* BEGIN Supplied data *
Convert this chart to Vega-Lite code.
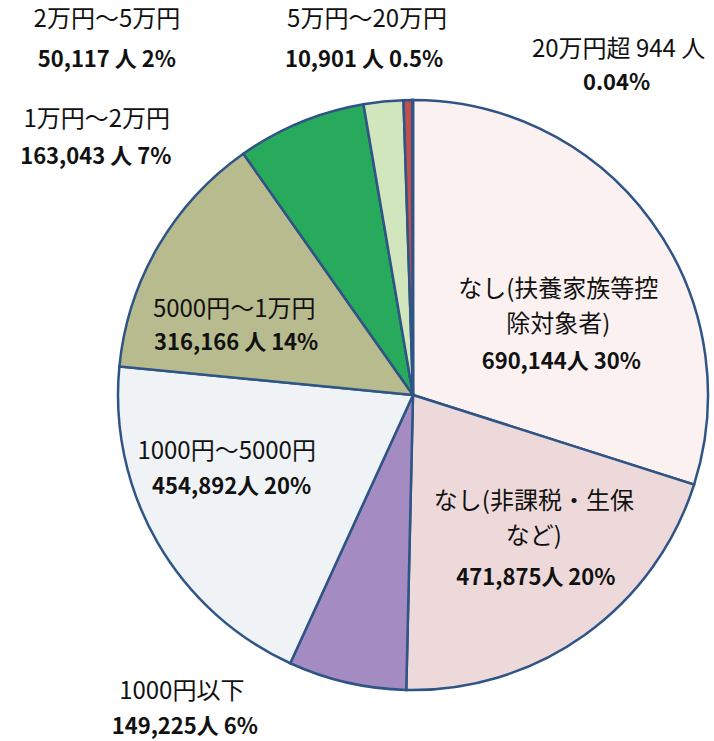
{
  "$schema": "https://vega.github.io/schema/vega-lite/v6.json",
  "width": 602,
  "height": 692,
  "autosize": {"type": "none"},
  "padding": {"left": 112, "top": 49, "right": 0, "bottom": 0},
  "background": "white",
  "data": {
    "values": [
      {"order": 1, "cat": "なし(扶養家族等控除対象者)", "value": 690144, "name": "なし(扶養家族等控\n除対象者)", "num": "690,144人 30%"},
      {"order": 2, "cat": "なし(非課税・生保など)", "value": 471875, "name": "なし(非課税・生保\nなど)", "num": "471,875人 20%"},
      {"order": 3, "cat": "1000円以下", "value": 149225, "name": "1000円以下", "num": "149,225人 6%"},
      {"order": 4, "cat": "1000円～5000円", "value": 454892, "name": "1000円～5000円", "num": "454,892人 20%"},
      {"order": 5, "cat": "5000円～1万円", "value": 316166, "name": "5000円～1万円", "num": "316,166 人 14%"},
      {"order": 6, "cat": "1万円～2万円", "value": 163043, "name": "1万円～2万円", "num": "163,043 人 7%"},
      {"order": 7, "cat": "2万円～5万円", "value": 50117, "name": "2万円～5万円", "num": "50,117 人 2%"},
      {"order": 8, "cat": "5万円～20万円", "value": 10901, "name": "5万円～20万円", "num": "10,901 人 0.5%"},
      {"order": 9, "cat": "20万円超", "value": 944, "name": "20万円超 944 人", "num": "0.04%"}
    ]
  },
  "encoding": {
    "theta": {"field": "value", "type": "quantitative", "stack": true},
    "order": {"field": "order", "type": "quantitative"}
  },
  "layer": [
    {
      "mark": {"type": "arc", "radius": 295, "stroke": "#2f5486", "strokeWidth": 2.5},
      "encoding": {
        "color": {
          "field": "cat", "type": "nominal", "legend": null,
          "scale": {
            "domain": ["なし(扶養家族等控除対象者)", "なし(非課税・生保など)", "1000円以下", "1000円～5000円", "5000円～1万円", "1万円～2万円", "2万円～5万円", "5万円～20万円", "20万円超"],
            "range": ["#fbf1f1", "#edd9d9", "#a48cc2", "#f0f3f6", "#b8bb8d", "#27aa5b", "#d2e6bd", "#c0504d", "#2f5597"]
          }
        }
      }
    },
    {"mark": {"type": "text", "radius": 170, "dx": 8, "dy": -5}, "encoding": {"text": {"condition": {"test": "datum.order === 1", "field": "name"}, "value": ""}}},
    {"mark": {"type": "text", "radius": 160, "dx": 28, "dy": -23}, "encoding": {"text": {"condition": {"test": "datum.order === 2", "field": "name"}, "value": ""}}},
    {"mark": {"type": "text", "radius": 300, "dx": -164, "dy": 5}, "encoding": {"text": {"condition": {"test": "datum.order === 3", "field": "name"}, "value": ""}}},
    {"mark": {"type": "text", "radius": 200, "dx": -13, "dy": -43}, "encoding": {"text": {"condition": {"test": "datum.order === 4", "field": "name"}, "value": ""}}},
    {"mark": {"type": "text", "radius": 200, "dx": -6, "dy": 16}, "encoding": {"text": {"condition": {"test": "datum.order === 5", "field": "name"}, "value": ""}}},
    {"mark": {"type": "text", "radius": 300, "dx": -202, "dy": 2}, "encoding": {"text": {"condition": {"test": "datum.order === 6", "field": "name"}, "value": ""}}},
    {"mark": {"type": "text", "radius": 340, "dx": -272, "dy": -37}, "encoding": {"text": {"condition": {"test": "datum.order === 7", "field": "name"}, "value": ""}}},
    {"mark": {"type": "text", "radius": 340, "dx": -40, "dy": -35}, "encoding": {"text": {"condition": {"test": "datum.order === 8", "field": "name"}, "value": ""}}},
    {"mark": {"type": "text", "radius": 340, "dx": 206, "dy": -5}, "encoding": {"text": {"condition": {"test": "datum.order === 9", "field": "name"}, "value": ""}}},
    {"mark": {"type": "text", "radius": 170, "dx": 11, "dy": 67, "fontSize": 22, "fontWeight": "bold"}, "encoding": {"text": {"condition": {"test": "datum.order === 1", "field": "num"}, "value": ""}}},
    {"mark": {"type": "text", "radius": 160, "dx": 30, "dy": 53, "fontSize": 22, "fontWeight": "bold"}, "encoding": {"text": {"condition": {"test": "datum.order === 2", "field": "num"}, "value": ""}}},
    {"mark": {"type": "text", "radius": 300, "dx": -161, "dy": 40, "fontSize": 22, "fontWeight": "bold"}, "encoding": {"text": {"condition": {"test": "datum.order === 3", "field": "num"}, "value": ""}}},
    {"mark": {"type": "text", "radius": 200, "dx": -8, "dy": -8, "fontSize": 22, "fontWeight": "bold"}, "encoding": {"text": {"condition": {"test": "datum.order === 4", "field": "num"}, "value": ""}}},
    {"mark": {"type": "text", "radius": 200, "dx": -4, "dy": 49, "fontSize": 22, "fontWeight": "bold"}, "encoding": {"text": {"condition": {"test": "datum.order === 5", "field": "num"}, "value": ""}}},
    {"mark": {"type": "text", "radius": 300, "dx": -203, "dy": 39, "fontSize": 22, "fontWeight": "bold"}, "encoding": {"text": {"condition": {"test": "datum.order === 6", "field": "num"}, "value": ""}}},
    {"mark": {"type": "text", "radius": 340, "dx": -272, "dy": 3, "fontSize": 22, "fontWeight": "bold"}, "encoding": {"text": {"condition": {"test": "datum.order === 7", "field": "num"}, "value": ""}}},
    {"mark": {"type": "text", "radius": 340, "dx": -43, "dy": 5, "fontSize": 22, "fontWeight": "bold"}, "encoding": {"text": {"condition": {"test": "datum.order === 8", "field": "num"}, "value": ""}}},
    {"mark": {"type": "text", "radius": 340, "dx": 204, "dy": 28, "fontSize": 22, "fontWeight": "bold"}, "encoding": {"text": {"condition": {"test": "datum.order === 9", "field": "num"}, "value": ""}}}
  ],
  "config": {
    "view": {"stroke": null},
    "text": {"font": "Noto Sans CJK JP", "fontSize": 24, "lineBreak": "\n", "lineHeight": 35, "baseline": "middle", "align": "center", "color": "#111111"}
  }
}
* END Supplied data *
▶ _What this task involves_:
Reproduce the material above in full, exactly, with no images.

▶ _Written solution_:
Convert this chart to Vega-Lite code.
{
  "$schema": "https://vega.github.io/schema/vega-lite/v6.json",
  "width": 602,
  "height": 692,
  "autosize": {"type": "none"},
  "padding": {"left": 112, "top": 49, "right": 0, "bottom": 0},
  "background": "white",
  "data": {
    "values": [
      {"order": 1, "cat": "なし(扶養家族等控除対象者)", "value": 690144, "name": "なし(扶養家族等控\n除対象者)", "num": "690,144人 30%"},
      {"order": 2, "cat": "なし(非課税・生保など)", "value": 471875, "name": "なし(非課税・生保\nなど)", "num": "471,875人 20%"},
      {"order": 3, "cat": "1000円以下", "value": 149225, "name": "1000円以下", "num": "149,225人 6%"},
      {"order": 4, "cat": "1000円～5000円", "value": 454892, "name": "1000円～5000円", "num": "454,892人 20%"},
      {"order": 5, "cat": "5000円～1万円", "value": 316166, "name": "5000円～1万円", "num": "316,166 人 14%"},
      {"order": 6, "cat": "1万円～2万円", "value": 163043, "name": "1万円～2万円", "num": "163,043 人 7%"},
      {"order": 7, "cat": "2万円～5万円", "value": 50117, "name": "2万円～5万円", "num": "50,117 人 2%"},
      {"order": 8, "cat": "5万円～20万円", "value": 10901, "name": "5万円～20万円", "num": "10,901 人 0.5%"},
      {"order": 9, "cat": "20万円超", "value": 944, "name": "20万円超 944 人", "num": "0.04%"}
    ]
  },
  "encoding": {
    "theta": {"field": "value", "type": "quantitative", "stack": true},
    "order": {"field": "order", "type": "quantitative"}
  },
  "layer": [
    {
      "mark": {"type": "arc", "radius": 295, "stroke": "#2f5486", "strokeWidth": 2.5},
      "encoding": {
        "color": {
          "field": "cat", "type": "nominal", "legend": null,
          "scale": {
            "domain": ["なし(扶養家族等控除対象者)", "なし(非課税・生保など)", "1000円以下", "1000円～5000円", "5000円～1万円", "1万円～2万円", "2万円～5万円", "5万円～20万円", "20万円超"],
            "range": ["#fbf1f1", "#edd9d9", "#a48cc2", "#f0f3f6", "#b8bb8d", "#27aa5b", "#d2e6bd", "#c0504d", "#2f5597"]
          }
        }
      }
    },
    {"mark": {"type": "text", "radius": 170, "dx": 8, "dy": -5}, "encoding": {"text": {"condition": {"test": "datum.order === 1", "field": "name"}, "value": ""}}},
    {"mark": {"type": "text", "radius": 160, "dx": 28, "dy": -23}, "encoding": {"text": {"condition": {"test": "datum.order === 2", "field": "name"}, "value": ""}}},
    {"mark": {"type": "text", "radius": 300, "dx": -164, "dy": 5}, "encoding": {"text": {"condition": {"test": "datum.order === 3", "field": "name"}, "value": ""}}},
    {"mark": {"type": "text", "radius": 200, "dx": -13, "dy": -43}, "encoding": {"text": {"condition": {"test": "datum.order === 4", "field": "name"}, "value": ""}}},
    {"mark": {"type": "text", "radius": 200, "dx": -6, "dy": 16}, "encoding": {"text": {"condition": {"test": "datum.order === 5", "field": "name"}, "value": ""}}},
    {"mark": {"type": "text", "radius": 300, "dx": -202, "dy": 2}, "encoding": {"text": {"condition": {"test": "datum.order === 6", "field": "name"}, "value": ""}}},
    {"mark": {"type": "text", "radius": 340, "dx": -272, "dy": -37}, "encoding": {"text": {"condition": {"test": "datum.order === 7", "field": "name"}, "value": ""}}},
    {"mark": {"type": "text", "radius": 340, "dx": -40, "dy": -35}, "encoding": {"text": {"condition": {"test": "datum.order === 8", "field": "name"}, "value": ""}}},
    {"mark": {"type": "text", "radius": 340, "dx": 206, "dy": -5}, "encoding": {"text": {"condition": {"test": "datum.order === 9", "field": "name"}, "value": ""}}},
    {"mark": {"type": "text", "radius": 170, "dx": 11, "dy": 67, "fontSize": 22, "fontWeight": "bold"}, "encoding": {"text": {"condition": {"test": "datum.order === 1", "field": "num"}, "value": ""}}},
    {"mark": {"type": "text", "radius": 160, "dx": 30, "dy": 53, "fontSize": 22, "fontWeight": "bold"}, "encoding": {"text": {"condition": {"test": "datum.order === 2", "field": "num"}, "value": ""}}},
    {"mark": {"type": "text", "radius": 300, "dx": -161, "dy": 40, "fontSize": 22, "fontWeight": "bold"}, "encoding": {"text": {"condition": {"test": "datum.order === 3", "field": "num"}, "value": ""}}},
    {"mark": {"type": "text", "radius": 200, "dx": -8, "dy": -8, "fontSize": 22, "fontWeight": "bold"}, "encoding": {"text": {"condition": {"test": "datum.order === 4", "field": "num"}, "value": ""}}},
    {"mark": {"type": "text", "radius": 200, "dx": -4, "dy": 49, "fontSize": 22, "fontWeight": "bold"}, "encoding": {"text": {"condition": {"test": "datum.order === 5", "field": "num"}, "value": ""}}},
    {"mark": {"type": "text", "radius": 300, "dx": -203, "dy": 39, "fontSize": 22, "fontWeight": "bold"}, "encoding": {"text": {"condition": {"test": "datum.order === 6", "field": "num"}, "value": ""}}},
    {"mark": {"type": "text", "radius": 340, "dx": -272, "dy": 3, "fontSize": 22, "fontWeight": "bold"}, "encoding": {"text": {"condition": {"test": "datum.order === 7", "field": "num"}, "value": ""}}},
    {"mark": {"type": "text", "radius": 340, "dx": -43, "dy": 5, "fontSize": 22, "fontWeight": "bold"}, "encoding": {"text": {"condition": {"test": "datum.order === 8", "field": "num"}, "value": ""}}},
    {"mark": {"type": "text", "radius": 340, "dx": 204, "dy": 28, "fontSize": 22, "fontWeight": "bold"}, "encoding": {"text": {"condition": {"test": "datum.order === 9", "field": "num"}, "value": ""}}}
  ],
  "config": {
    "view": {"stroke": null},
    "text": {"font": "Noto Sans CJK JP", "fontSize": 24, "lineBreak": "\n", "lineHeight": 35, "baseline": "middle", "align": "center", "color": "#111111"}
  }
}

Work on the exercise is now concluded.